XL’s 1Q18 core net profit of IDR11bn (-97% QoQ; -47% YoY) is in line. Both postpaid and prepaid net adds were achieved at the expense of lower ARPU. SIM registration impact will be extended into 2Q18 but positive on the long term. Data growth remains solid supported by network quality and smartphone adoption. Guidance remains status quo. Reiterate HOLD with TP of RM5.01.

Within expectations: XL’s 1Q18 IDR5.5tr turnover was translated in to a core net profit of IDR11bn. This is considered in line as we expect 2H18 to be stronger.

QoQ: Revenue declined 8% as service revenue plunged 10% due to seasonal weakness and impact from regulatory reform of prepaid SIM registration. Despite the gain in EBITDA margin, core net profit nosedived 97% due to (1) lower sales; (2) higher D&A; and (3) lower tax benefit.

YoY: Top line grew 4% while service revenue expanded at a faster pace of 5% thanks to data uplift. Excluding one-off items, core net profit fell 47% impacted by higher D&A and lower tax benefit.

Postpaid: 1Q18 performance was a mixed bag where it added 101k subs QoQ bringing the base to 804k at the expense of ARPU, which contracted IDR8k to IDR106k.

Prepaid: 0.9m subs were added QoQ in 1Q18 to reach a total base of 53.7m. Again, these net adds was achieved at a lower ARPU of IDR29k, down IDR4k QoQ. SIM registration exercise has caused sales and marketing expense to balloon due to (1) higher A&P to entice subscribers; and (2) higher dealer commissions, in order to ensure the registration process is completed.
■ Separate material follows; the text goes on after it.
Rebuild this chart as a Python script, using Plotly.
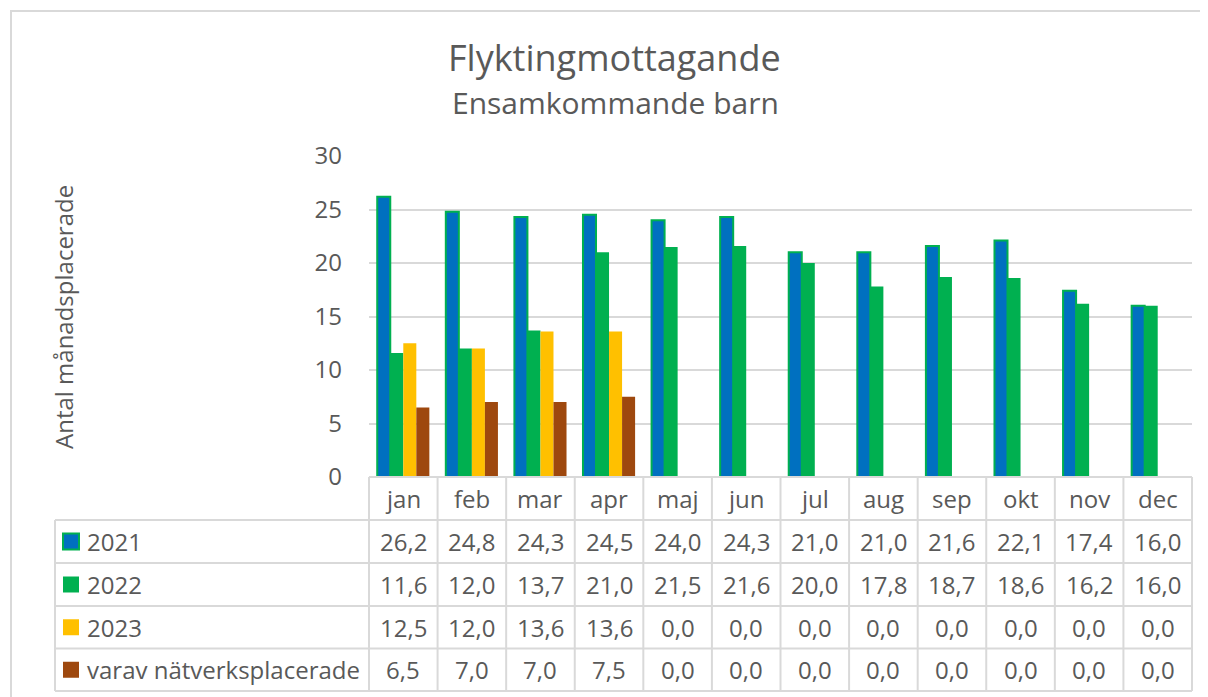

While SIM registration impact is expected to spill over into 2Q18, XL remains positive and expects a healthier industry growth going forward as this will reduce rotational churn (20%-30% of total market) and SIM-related costs.

Expansion: Continued to invest to provide high quality internet services by adding 3G and 4G nodes by 2k and 3k QoQ, respectively in 1Q18. This brings total base stations to circa 106k. With the improved coverage, 76% of total base or 41m are data users generating 428PB of total traffic in 1Q18, up 81% YoY. As affordability increased, smartphone users also grew 9% YoY, reaching 40m users or 74% of the total base.

FY18 guidance unchanged: (1) revenue growth to be in-line with market; (2) EBITDA margin set at high 30’s; (3) CAPEX of circa IDR7.0tr.

Forecast: Maintain.

Reiterate HOLD on the back of unchanged SOP-derived TP of RM5.01. We like its regional exposures with focus on emerging countries which may deliver great growth potentials. However, regulatory and execution risks are major concerns. Asset monetization through tower listing is a catalyst.